- Genre: Animation
- Created by: Bruno Chane-Kane
- Voices of: Philippe Allard; Nicolas Dubois; Francine Laffineuse; Yann Pichon; Carole Baillien; Nessym Guetat; Alice Ley; Erico Salamone;
- Country of origin: France
- Original language: French
- No. of seasons: 2
- No. of episodes: 52

Production
- Running time: 13 minutes
- Production companies: Les Films de la Perrine; Carrere Group; France 2; Benchmark Entertainment;

Original release
- Network: France 2
- Release: 29 October 2001

= Wombat City =

Wombat City is a French animated series produced by Les Films de la Perrine, Carrere Group D.A., France 2, and Benchwork Animations. The series debuted on October 29, 2001 on France 2. 52 13-minute episodes were produced.

== Premise ==
In a vast, futuristic city where people go around in flying cars, there are the Wombat Kids, six children with very different personalities, Wood is the rebel of the group, with a gangster personality, his stepsister BB Doll, the strong-willed girl who always writes about her thoughts in her diary, their very greedy cousin Charmy.
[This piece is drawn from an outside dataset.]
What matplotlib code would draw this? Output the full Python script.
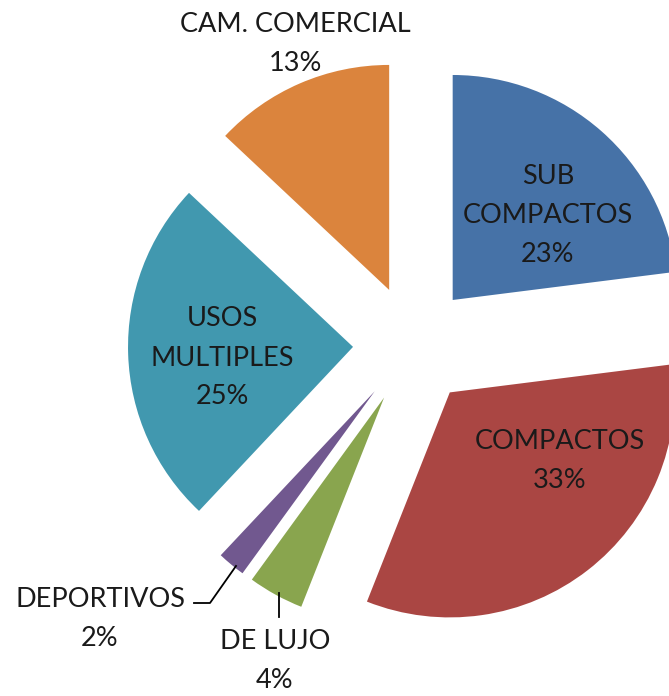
import matplotlib.pyplot as plt
from matplotlib.lines import Line2D

plt.rcParams['font.family'] = ['Lato', 'DejaVu Sans']

categories = ["SUB\nCOMPACTOS", "COMPACTOS", "DE LUJO", "DEPORTIVOS",
              "USOS\nMULTIPLES", "CAM. COMERCIAL"]
shares = [23, 33, 4, 2, 25, 13]
colors = ["#4672A7", "#AA4643", "#89A54E", "#71588F", "#4198AF", "#DB843D"]

W, H = 669, 696
cx, cy, R = 413, 345, 225  # pie centre and radius in pixels

fig = plt.figure(figsize=(W / 100, H / 100), dpi=100)
ax = fig.add_axes([0, 0, 1, 1])
ax.pie(shares, colors=colors, startangle=90, counterclock=False,
       explode=[60 / R] * len(shares), radius=1,
       wedgeprops=dict(linewidth=0))
ax.set_xlim((0 - cx) / R, (W - cx) / R)
ax.set_ylim((cy - H) / R, cy / R)
ax.set_aspect("auto")
ax.axis("off")

# label positions in pixels (x centre, y centre of block)
label_pos = [(548, 216), (560, 461), (275, 661), (100, 619),
             (222, 358), (295, 44)]
for name, val, (x, y) in zip(categories, shares, label_pos):
    fig.text(x / W, 1 - y / H, f"{name}\n{val}%", ha="center", va="center",
             fontsize=19.5, color="#1a1a1a", linespacing=1.7)

# leader lines
fig.add_artist(Line2D([194 / W, 210 / W, 236 / W],
                      [1 - 603 / H, 1 - 603 / H, 1 - 566 / H],
                      color="black", lw=1.3, transform=fig.transFigure))
fig.add_artist(Line2D([279 / W, 279 / W], [1 - 593 / H, 1 - 617 / H],
                      color="black", lw=1.3, transform=fig.transFigure))

fig.savefig("out.png", dpi=100)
There's also Jimy, who is in love with BB Doll but is very clumsy when it comes to showing his feelings, Greg, the philosopher type of the group who always protests by doing a handstand, and Sharon, BB Doll's best friend.

== Episodes ==

1. The Right Path
2. The Spirit of Sport
3. Odd Jobs
4. Communication Breakdown
5. Getting Up and Seducing
6. Global Inequality
7. BB Doll and Existential Anguish
8. Mussels and Fries and Contradiction
9. Life and Top
10. Nightclubbing
11. Canine Dream
12. Merry Christmas
13. Fashion Victim
14. For Better or For Worse
15. Junk Food and The Obsession With Appearance
16. The Reintegration of K-gools
17. Cross-culture
18. Theater
19. Commute, Work, Sleep
20. The Otakus
21. Media Syndrome
22. World Wide Web
23. Musical Influences
24. The Role of the Father
25. Under the Cobblestones
26. Uptown Hip Hop Blues

==Production==
In 2001, it was announced that a new series from Carrere Group D.A. and Les Films de la Perrine would be airing titled "Wombat City", being planned for 26 13-minute episodes.

Later that year, it would also be announced that a second season was in development, with merchandise also being handled by the VIP.